Чувствовалось, что у командира большой опыт. Свиридов прошел немалый жизненный и боевой путь, служил еще в царской гвардии в должности фельдфебеля.
Когда собрались офицеры, командир корпуса приступил к разбору. Сначала выступил начальник штаба, затем Петюшкин. Он очень толково и немногословно указал на недостатки. Свиридов, видимо довольный своим командующим артиллерией, шепнул мне:
— Хорош у меня начарт, правда? Силен! Силен! Не кричит, не ругается, а нарушить его приказ никто не осмелится.
Закончив разбор, Свиридов разрешил батальону час отдыха и, обращаясь к Петюшкину, объявил:
— А мы с вами, Федор Иванович, проведем еще одно показное учение с офицерами и сержантами. Ротой командовать буду я, а батареей вы.

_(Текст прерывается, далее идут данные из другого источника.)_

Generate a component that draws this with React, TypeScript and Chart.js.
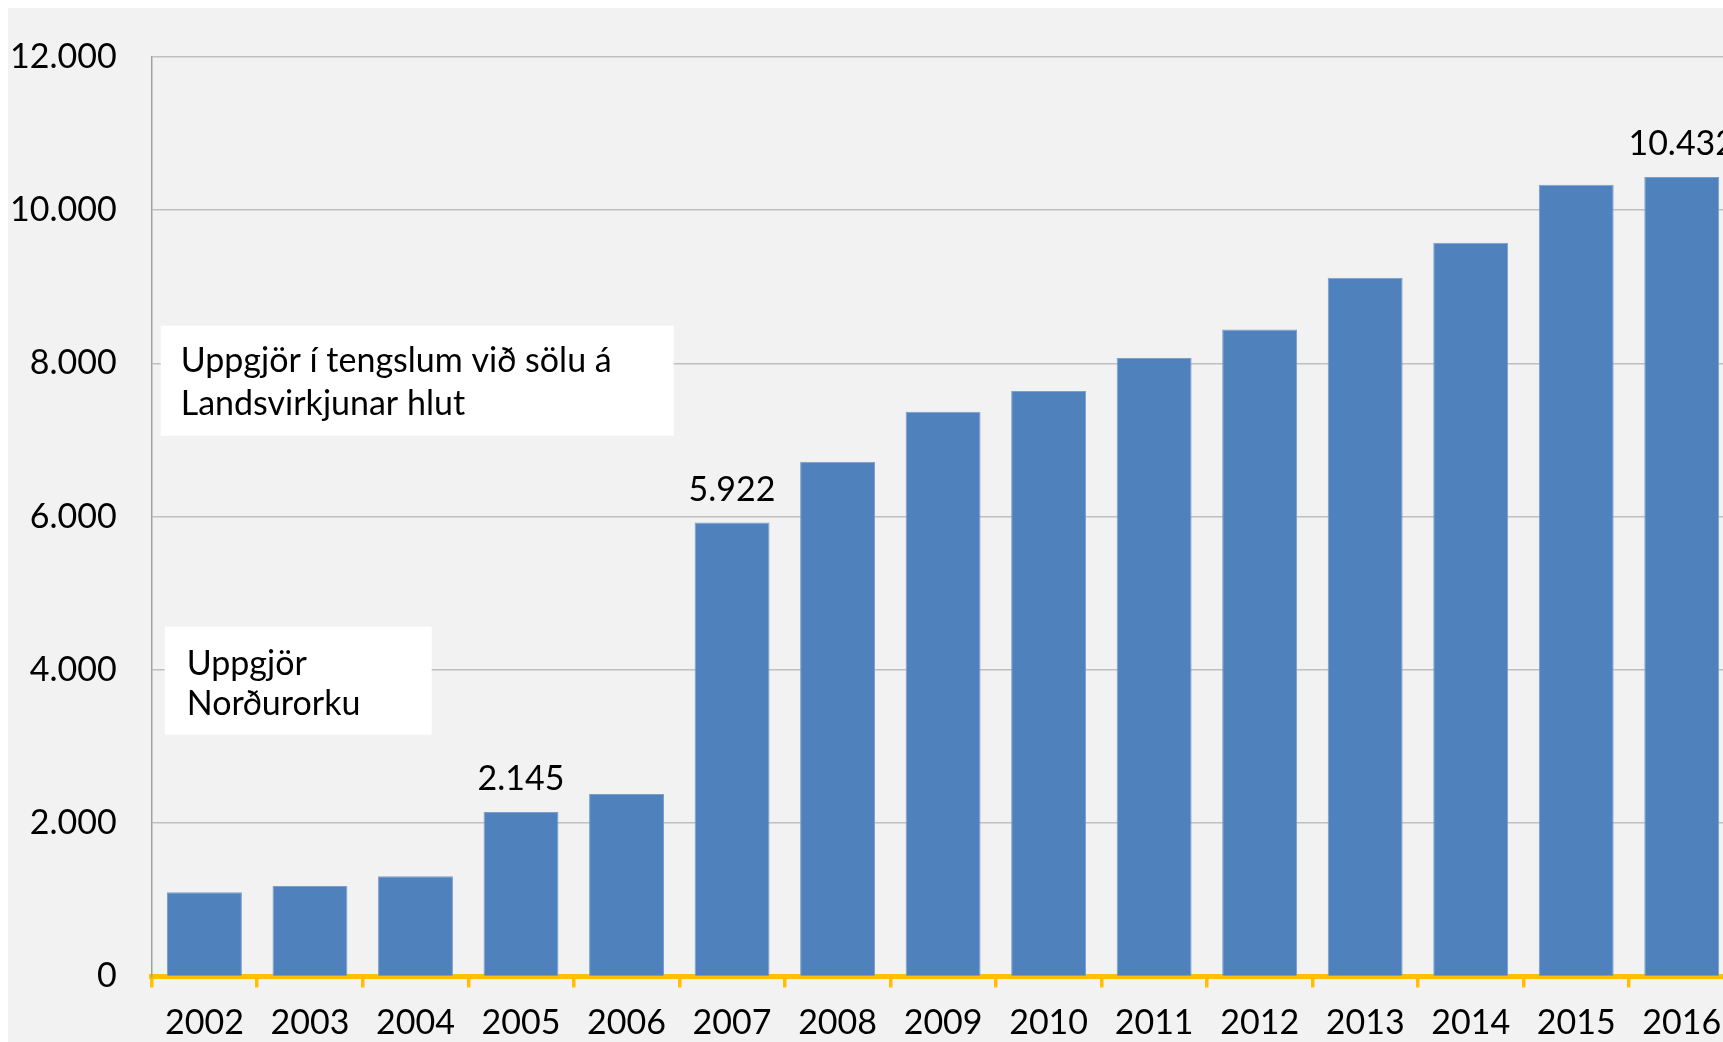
import React, { useEffect, useRef } from "react";
import { Chart, registerables } from "chart.js";

Chart.register(...registerables);

const years = ["2002", "2003", "2004", "2005", "2006", "2007", "2008", "2009", "2010", "2011", "2012", "2013", "2014", "2015", "2016"];
const values = [1100, 1180, 1307, 2145, 2381, 5922, 6715, 7368, 7638, 8070, 8440, 9115, 9573, 10330, 10432];
const labeledYears = ["2005", "2007", "2016"];
const yTicks = [0, 2000, 4000, 6000, 8000, 10000, 12000];
const noteTop = ["Uppgjör í tengslum við sölu á", "Landsvirkjunar hlut"];
const noteBottom = ["Uppgjör", "Norðurorku"];

const FONT = "Lato, 'Open Sans', sans-serif";
const FS = 34;
const fmt = (v: number) => String(Math.round(v)).replace(/\B(?=(\d{3})+(?!\d))/g, ".");

const W = 1760;
const H = 1034;

export default function App() {
  const ref = useRef<HTMLCanvasElement | null>(null);
  useEffect(() => {
    if (!ref.current) return;
    const bgPlugin = {
      id: "bg",
      beforeDraw(chart: any) {
        const ctx = chart.ctx;
        ctx.save();
        ctx.fillStyle = "#F2F2F2";
        ctx.fillRect(0, 0, chart.width, chart.height);
        ctx.restore();
      },
    };
    const notesPlugin = {
      id: "notes",
      afterDraw(chart: any) {
        const ctx = chart.ctx;
        const a = chart.chartArea;
        ctx.save();
        const drawBox = (x: number, y: number, w: number, h: number, lines: string[], tx: number, ty: number, lh: number) => {
          ctx.fillStyle = "#FFFFFF";
          ctx.fillRect(a.left + x, a.top + y, w, h);
          ctx.fillStyle = "#000000";
          ctx.font = `400 ${FS}px ${FONT}`;
          ctx.textAlign = "left";
          ctx.textBaseline = "middle";
          lines.forEach((l, i) => ctx.fillText(l, a.left + tx, a.top + ty + i * lh));
        };
        drawBox(9, 269, 513, 110, noteTop, 29, 304, 43);
        drawBox(13, 570, 267, 108, noteBottom, 35, 607, 40);
        const meta = chart.getDatasetMeta(0);
        ctx.font = `400 ${FS}px ${FONT}`;
        ctx.textAlign = "center";
        ctx.textBaseline = "middle";
        ctx.fillStyle = "#000000";
        years.forEach((yr, i) => {
          if (!labeledYears.includes(yr)) return;
          const el = meta.data[i];
          ctx.fillText(fmt(values[i]), el.x, el.y - 33);
        });
        ctx.restore();
      },
    };
    const chart = new Chart(ref.current, {
      type: "bar",
      data: {
        labels: years,
        datasets: [
          {
            data: values,
            backgroundColor: "#4F81BD",
            borderColor: "#7A9FCE",
            borderWidth: 1,
            barPercentage: 0.71,
            categoryPercentage: 1,
          },
        ],
      },
      options: {
        responsive: false,
        animation: false,
        devicePixelRatio: 1,
        layout: { padding: { top: 48.7, right: W - 1726.5, bottom: 0, left: 0 } },
        plugins: { legend: { display: false }, tooltip: { enabled: false } },
        scales: {
          x: {
            grid: {
              offset: true,
              drawOnChartArea: false,
              drawTicks: true,
              tickLength: 11,
              color: "#FFC000",
              lineWidth: 3.5,
            },
            border: { display: true, color: "#FFC000", width: 5 },
            ticks: {
              color: "#000000",
              font: { family: FONT, size: FS, weight: "400" as any },
              padding: 15,
              maxRotation: 0,
              autoSkip: false,
            },
            afterFit(scale: any) {
              scale.height = 65.5;
            },
          },
          y: {
            min: 0,
            max: 12000,
            afterBuildTicks(scale: any) {
              scale.ticks = yTicks.map((v) => ({ value: v }));
            },
            grid: { color: "#BFBFBF", lineWidth: 1.5, drawTicks: false },
            border: { display: true, color: "#A0A0A0", width: 1.5 },
            ticks: {
              color: "#000000",
              font: { family: FONT, size: FS, weight: "400" as any },
              padding: 35,
              callback: (v: any) => fmt(Number(v)),
            },
            afterFit(scale: any) {
              scale.width = 143.7;
              scale.paddingTop = 0;
              scale.paddingBottom = 0;
            },
          },
        },
      },
      plugins: [bgPlugin, notesPlugin],
    });
    return () => chart.destroy();
  }, []);
  return (
    <div style={{ position: "fixed", left: 8, top: 8, width: 1715, height: 1034, overflow: "hidden" }}>
      <canvas ref={ref} width={W} height={H} style={{ width: W, height: H, display: "block" }} />
    </div>
  );
}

Учение проходило весь день. Все шло, как в доброе мирное время, только изредка пролетавшие на большой высоте самолеты напоминали о близости врага. Офицеры и сержанты много полезного позаимствовали у старших начальников. В конце занятий они увереннее и точнее решали тактические задачи.
Здесь же присмотрелся я к начальнику штаба артиллерии корпуса майору М. А. Кацу. Это был стройный молодой человек с красивыми, выразительными глазами и вьющимися волосами, энергичный, жизнерадостный. Я спросил о нем Свиридова.
— Да, это герой, — ответил комкор, — настоящий одессит в самом лучшем смысле слова. Быстр и точен. Не растеряется в любой обстановке. — И тут же задал ему вопрос: — Товарищ Кац, через сколько времени может прибыть сюда дивизион «катюш»?
— Через полчаса.
— Вызывайте! — сказал Свиридов, поглядывая на часы.
Ровно через тридцать минут явился командир 408-го отдельного гвардейского минометного дивизиона, а спустя три минуты дивизион занял огневые позиции.
— Как вы определили время? — удивился я.
— Очень просто, — ответил Кац, — время обеденное, все бойцы возле кухонь. Сигнал тревоги — и дивизион на машинах. Расстояние в пятнадцать километров они проходят за двадцать — двадцать пять минут.